Appellant was placed at the scene of the crime both before and immediately after the estimated time of death of the victim. The evidence of gonorrhea, although not conclusive, was strong circumstantial proof that appellant was the one who infected the deceased on the night of her death. The evidence tended to prove that appellant was with the victim and had sexual relations with her close to the time of her death and was, therefore, strong circumstantial proof of identity. While it is true, for example, that without some additional independent evidence tending to show that the man who committed the crime did lose blood in the process or that the defendant was present at the scene, proof that a criminal defendant shares a blood type with that of samples found near the crime scene is irrelevant to show that the *150 defendant was in fact present at the scene of the crime, we are not confronted with such mere possibility in the instant case. Here, as aptly stated by the Court below:
"There was independent evidence, that of the eyewitness whose home backed up to the [employer's] house, and the testimony of Tyrone Colter that the defendant was on the scene and had access to the deceased. The testimony of the medical examiner that the spermatozoa with tails indicated recent sexual intercourse did not of itself prove that defendant was the one who had forced his attentions on the deceased. However, the finding of the . . . injection of gonococci, which was likewise of recent injection because it had not reached the Fallopian tubes, did effect an association with the defendant whose case of gonorrhea was further developed."

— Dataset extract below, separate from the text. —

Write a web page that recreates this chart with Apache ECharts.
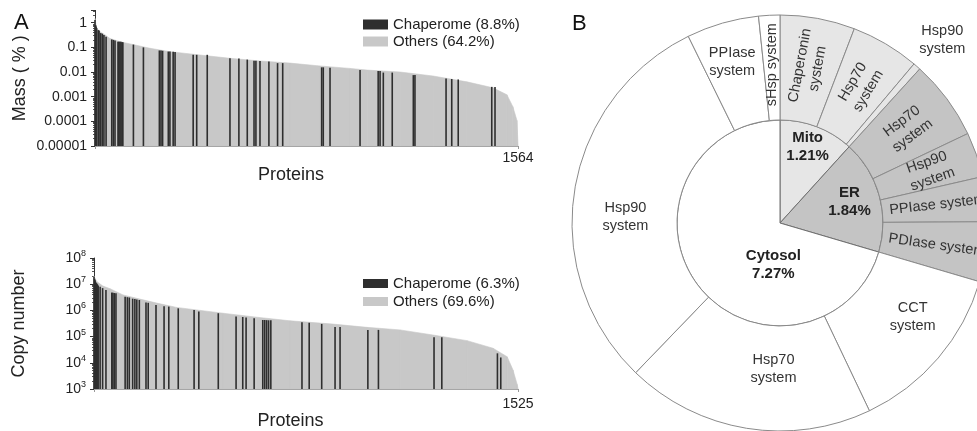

The evidence did significantly advance the inquiry as to the identity of the slayer, was relevant and admissible. See, Goodfriend v. Commonwealth, 216 Ky. 573, 288 S.W. 330 (Court of Appeals of Kentucky, 1926).
Judgment of sentence affirmed.
NOTES
[*] Justice ROBERT N.C. NIX, Jr. of the Supreme Court of Pennsylvania and Judge I. MARTIN WEKSELMAN of the Court of Common Pleas of Allegheny County, Pennsylvania, are sitting by designation.